The Orioles are gambling in their contract negotiations with Mickey Tettleton, gambling they can convince him to defer free agency at a time when baseball salaries continue to skyrocket.
Tettleton's agent, Tony Attanasio, said yesterday the club wants the switch-hitting catcher to sign a one-year contract that would enable him to preserve his rights to negotiate on the open market next year.
Attanasio concedes the plan has merit -- certainly for the Orioles, and maybe for Tettleton too. The question now is whether Tettleton will be tempted by a long-term contract offer in the coming weeks.
That scenario appears likely: Philadelphia's Darren Daulton, the other prominent free-agent catcher, already has rejected a three-year, $6.6 million offer from the Phillies.
Still, there are indications the market will be unusually volatile this year, due to a complex set of circumstances that range from the sluggish economy to the enormous collusion damages facing major-league owners.
Though club officials are refusing comment, the Orioles apparently believe Tettleton's value has declined to the point where a lucrative multi-year contract might be out of his range.
Tettleton filed for free agency Sunday, and Attanasio said three of the five clubs he contacted yesterday expressed interest in a player who hit 15 home runs even in an off-year.
Attanasio is prohibited from exchanging contract figures with other clubs until the 15-day filing period ends Nov. 4. But it's clear the Orioles are now willing to engage in a high-stakes game of roulette.
"They're not going to get Mickey Tettleton unless one of two things happens," Attanasio said from his San Diego office. "They overwhelm him with a premium offer for one year, or they offer him a multi-year deal."
The chances of either happening might appear slim, but the Orioles have said from the start they want to keep Tettleton, the only ranking free agent on a team that had the lowest payroll in baseball in 1990.
Tettleton, 30, batted .223 this year, the lowest average among 23 players used primarily at catcher who had a minimum of 300 at-bats. No one statistic, however, accurately reflects his season.
His 160 strikeouts were a record for a switch-hitter, and his .155 average with men in scoring position was the lowest in the majors for players with at least 100 plate appearances in those situations.
Still, his 106 walks were second in the majors, and he reached base often enough to score 68 runs, tops among the 23 catchers. His 15 homers ranked in the top five, his 51 RBIs in the middle.
"I question if they realize what they have here," Attanasio said. "What do you expect a catcher to do? If you start comparing
what other catchers are doing, what other catchers are making, it's irrefutable."
So, if the Orioles are indeed intent on signing Tettleton, they probably will have to increase their one-year offer to the "premium" level suggested by Attanasio, doubling and perhaps tripling the catcher's $750,000 salary.
In effect, the Orioles would be paying Tettleton to sacrifice his free agency for one year.
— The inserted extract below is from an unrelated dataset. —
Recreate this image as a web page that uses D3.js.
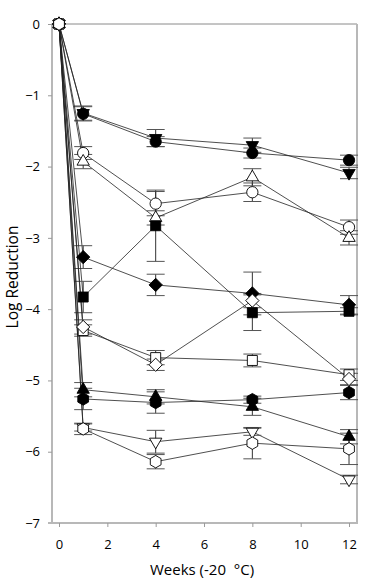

They then could decide if he is truly deserving of a long-term pact, or if they'd be better off with Bob Melvin and rookie Chris Hoiles as their catchers.
"I think it makes good business sense on their part," Attanasio said. "It places in the Orioles' hands many cards that are good. I can't fault that."
But as talks continue, a deadline looms. Tettleton can retain his free agency by signing a one-year deal before the 15-day filing period ends Nov. 4. After that, the Orioles must offer arbitration for the carryover to take place.
The Orioles loathe that process, in which the club submits one salary figure and the player another, with an independent arbitrator picking either 'A' or 'B.' But they might be forced to make the offer in a last-ditch effort to keep Tettleton.
The club's strategy apparently is predicated on speculation that top free agents like Darryl Strawberry will continue drawing sizable contracts while middle-level players like Tettleton are pinched in a period of fiscal restraint.
Such restraint likely would result in Collusion IV, with players again accusing owners of conspiring to hold down free-agent salaries. But it's possible the owners could present legitimate reasons for curbing their spending.
For one thing, many of the players in the free-agent class of 1989 (Mark Davis, Mark Langston, et al) did not prove worthy of long-term investments. Also, the owners soon will be assessed financial damages from Collusion II and then III.
The owners, of course, were found guilty in all three collusion cases, and it's difficult to imagine them making the same mistake again. Still, Attanasio has heard the rumors of a depressed market, and he's preparing for the worst.
"We're not sure they're accurate," he said. "If they aren't and Mickey loses out, that's the nature of the beast. But if they are and there is no market, then we'll have to assume the market is contrived."